Accelerated Oxide-Zeolite Catalyst Design for Syngas Conversion by Reaction Phase Diagram Analysis and Machine Learning

Oxide-zeolite (OXZEO) catalyst design concept provides an alternative approach for the direct syngas-to-olefins (STO) with superior selectivity. Enhancing the activity of oxide components remains a critical and long-pursued target in this field. However, rational design strategies for optimizing oxides and improving the catalyst performance in such complex reaction networks are still lacking. We employed energetic descriptors such as the adsorption energies of CO* and O* (G_adCO* and G_adO*) through reaction phase diagram (RPD) analysis to predict the catalyst performance.
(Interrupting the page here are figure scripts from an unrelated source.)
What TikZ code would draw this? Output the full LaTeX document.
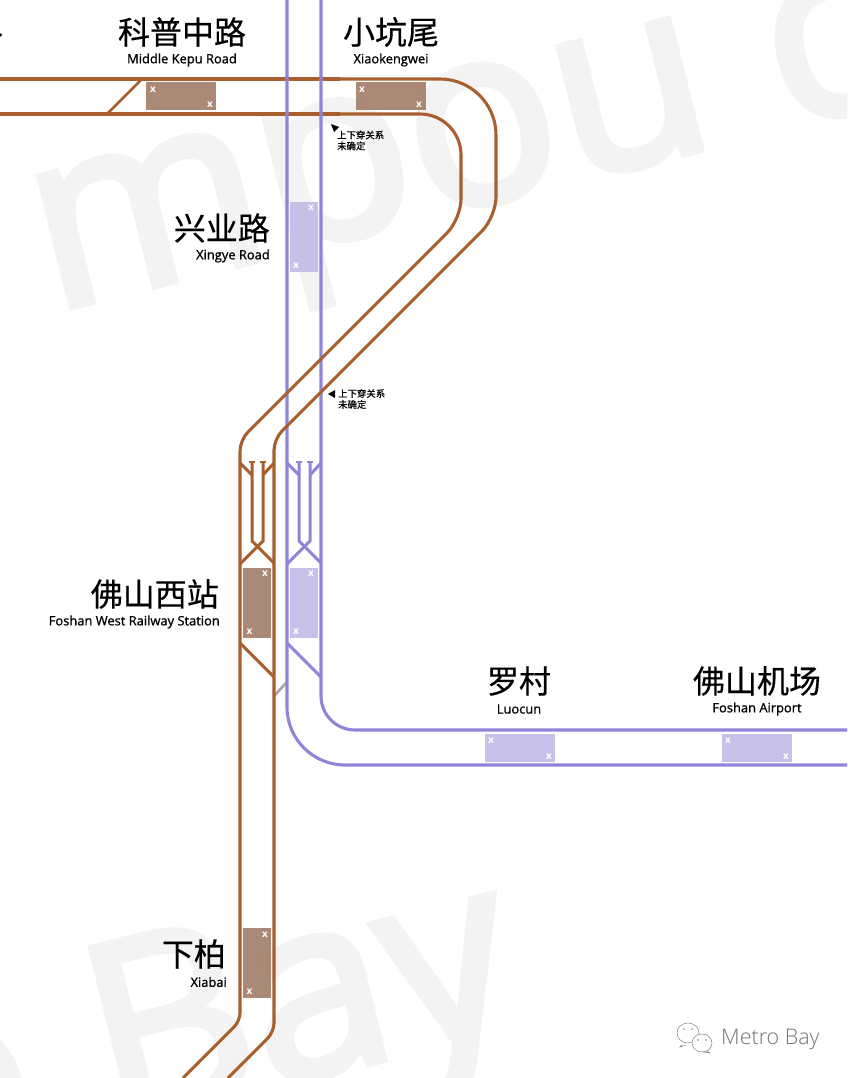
\documentclass[tikz,border=0pt]{standalone}
\usepackage{fontspec}
\usepackage{tikz}
\usepackage{xcolor}
\setmainfont{Open Sans}
\newfontfamily\cjk[FakeBold=0.4]{Noto Sans CJK SC}
\newfontfamily\latinname[FakeBold=1.1]{Open Sans}
\newfontfamily\markfont[FakeBold=3]{Open Sans}
\definecolor{trackbrown}{HTML}{A85F2D}
\definecolor{trackpurple}{HTML}{8F85D8}
\definecolor{boxbrown}{HTML}{A58370}
\definecolor{boxpurple}{HTML}{C2BCE8}
\definecolor{markgray}{HTML}{F3F3F3}

\begin{document}
\begin{tikzpicture}[x=1pt, y=-1pt,
    brownline/.style={draw=trackbrown, line width=3.1pt},
    purpleline/.style={draw=trackpurple, line width=3.1pt},
    brownbox/.style={fill=boxbrown, fill opacity=0.95, inner sep=0pt},
    purplebox/.style={fill=boxpurple, fill opacity=0.92, inner sep=0pt},
    hbox/.style={minimum width=70pt, minimum height=28pt},
    vbox/.style={minimum width=28pt, minimum height=70pt},
    xmark/.style={text=white, font=\fontsize{10}{10}\selectfont\bfseries, inner sep=0pt},
    zhname/.style={font=\fontsize{32}{32}\cjk, inner sep=0pt},
    enname/.style={font=\fontsize{12.9}{12.9}\latinname, inner sep=0pt},
    noteline/.style={font=\fontsize{9.4}{11}\cjk, inner sep=0pt, align=left, anchor=west},
    watermark/.style={text=markgray, font=\fontsize{250}{250}\markfont, inner sep=0pt, rotate=14}]
  \useasboundingbox (0,0) rectangle (847,1078);
  \begin{scope}
    \clip (0,0) rectangle (847,1078);
    % Watermark
    \node[watermark, anchor=base east] (markTop) at (900,100) {mpou c};
    \node[watermark, anchor=base east] (markBottom) at (526,1024) {o Bay};
    % Top left of the previous station
    \node[zhname] (prevZh) at (-13,32) {路};
  \end{scope}

  % Brown tracks under the purple ones
  \draw[brownline] (0,79) -- (340,79);
  \draw[brownline] (0,114) -- (340,114);
  \draw[brownline, line width=2.7pt] (107,114) -- (142,79);
  % Link between the lines
  \draw[gray!70, line width=2.7pt] (275,695) -- (286,683);

  % Purple tracks
  \draw[purpleline, rounded corners=58pt] (287,0) -- (287,765) -- (847,765);
  \draw[purpleline, rounded corners=34pt] (321,0) -- (321,730) -- (847,730);

  % Brown tracks over the purple ones
  \draw[brownline] (330,79) [rounded corners=56pt] -- (496,79) [rounded corners=20pt] -- (496,217)
    [rounded corners=11pt] -- (274,439) [rounded corners=9pt] -- (274,1032) -- (228,1078);
  \draw[brownline] (330,114) [rounded corners=41pt] -- (461,114) [rounded corners=20pt] -- (461,219)
    [rounded corners=11pt] -- (240,440) [rounded corners=8pt] -- (240,1021) -- (183,1078);

  % Sidings at the Foshan West station
  \foreach \dx/\trk in {0/brownline, 47/purpleline} {
    \begin{scope}[xshift=\dx]
      \draw[\trk, line width=3pt] (252,462) -- (252,541) -- (274,563);
      \draw[\trk, line width=3pt] (263,462) -- (263,541) -- (240,564);
      \draw[\trk, line width=2.2pt] (249,462) -- (255,462);
      \draw[\trk, line width=2.2pt] (260,462) -- (266,462);
      \draw[\trk, line width=3pt] (240,463) -- (252,475);
      \draw[\trk, line width=3pt] (274,463) -- (263,475);
      \draw[\trk, line width=3pt] (240,643) -- (274,677);
    \end{scope}
  }

  % Platforms
  \node[brownbox, hbox] (kepuBox) at (181,96.5) {};
  \node[xmark] (kepuA) at (153,90) {x};
  \node[xmark] (kepuB) at (210,105) {x};
  \node[brownbox, hbox] (kengBox) at (391,96.5) {};
  \node[xmark] (kengA) at (362,90) {x};
  \node[xmark] (kengB) at (419,105) {x};
  \node[purplebox, vbox] (xingBox) at (304,237) {};
  \node[xmark] (xingA) at (311,208) {x};
  \node[xmark] (xingB) at (296,266) {x};
  \node[brownbox, vbox] (fsBrownBox) at (257,603) {};
  \node[xmark] (fsBrownA) at (265,574) {x};
  \node[xmark] (fsBrownB) at (249.5,632) {x};
  \node[purplebox, vbox] (fsPurpleBox) at (304,603) {};
  \node[xmark] (fsPurpleA) at (311,574) {x};
  \node[xmark] (fsPurpleB) at (296,632) {x};
  \node[purplebox, hbox] (luoBox) at (520,748) {};
  \node[xmark] (luoA) at (491,741) {x};
  \node[xmark] (luoB) at (549,757) {x};
  \node[purplebox, hbox] (airBox) at (757,748) {};
  \node[xmark] (airA) at (728,741) {x};
  \node[xmark] (airB) at (786,757) {x};
  \node[brownbox, vbox] (xiaBox) at (257,963) {};
  \node[xmark] (xiaA) at (265,935) {x};
  \node[xmark] (xiaB) at (249.5,992) {x};

  % Station names
  \node[zhname] (kepuZh) at (182,32) {科普中路};
  \node[enname] (kepuEn) at (182,60) {Middle Kepu Road};
  \node[zhname] (kengZh) at (391,32) {小坑尾};
  \node[enname] (kengEn) at (391,60) {Xiaokengwei};
  \node[zhname, anchor=east] (xingZh) at (270,228) {兴业路};
  \node[enname, anchor=east] (xingEn) at (270,256) {Xingye Road};
  \node[zhname, anchor=east] (fsZh) at (219,594) {佛山西站};
  \node[enname, anchor=east] (fsEn) at (220,622) {Foshan West Railway Station};
  \node[zhname] (luoZh) at (519,681) {罗村};
  \node[enname] (luoEn) at (519,709) {Luocun};
  \node[zhname] (airZh) at (757,681) {佛山机场};
  \node[enname] (airEn) at (757,709) {Foshan Airport};
  \node[zhname, anchor=east] (xiaZh) at (226,954) {下柏};
  \node[enname, anchor=east] (xiaEn) at (227,982) {Xiabai};

  % Notes
  \fill (331,124) -- (339,127) -- (334,132) -- cycle;
  \node[noteline] (noteTop) at (337,140.5) {上下穿关系\\未确定};
  \fill (328,394) -- (335,390) -- (335,398) -- cycle;
  \node[noteline] (noteMid) at (338,399) {上下穿关系\\未确定};

  % Logo
  \draw[gray, line width=0.5pt, fill=white] (682,1045) -- (680,1047) -- (686,1045) (688,1033) circle[x radius=11, y radius=10];
  \draw[gray, line width=0.5pt, fill=white] (702,1043) circle[x radius=10, y radius=9];
  \draw[gray, line width=0.5pt] (707,1051) -- (710,1053) -- (703,1052);
  \fill[gray] (684,1029) circle[radius=0.9] (692,1029) circle[radius=0.9] (698,1040) circle[radius=0.9] (706,1040) circle[radius=0.9];
  \node[text=gray!90!black, font=\fontsize{21.5}{21.5}\selectfont\fontspec{Open Sans Light}, inner sep=0pt, anchor=west] (logoText) at (721,1039) {Metro Bay};
\end{tikzpicture}
\end{document}
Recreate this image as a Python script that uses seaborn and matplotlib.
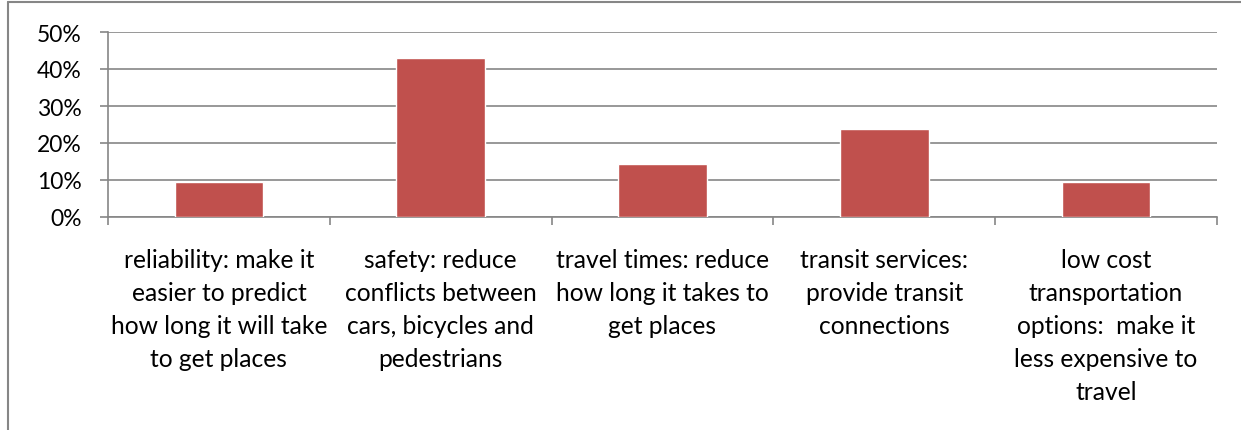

The prediction was initially validated by the catalytic activity trends measured by experiments. Machine learning (ML) was further utilized to accelerate the screening of new catalysts. Ultimately, Bi-doped and Sb-doped ZnCrO_x were theoretically predicted as optimized oxide candidates for the OXZEO reaction, which was experimentally verified to be more active than the currently best ZnCrO_x counterpart. This work demonstrated enhanced OXZEO catalysts for STO as well as a research paradigm integrating theory and experiment to optimize bifunctional catalysts for complex reaction networks.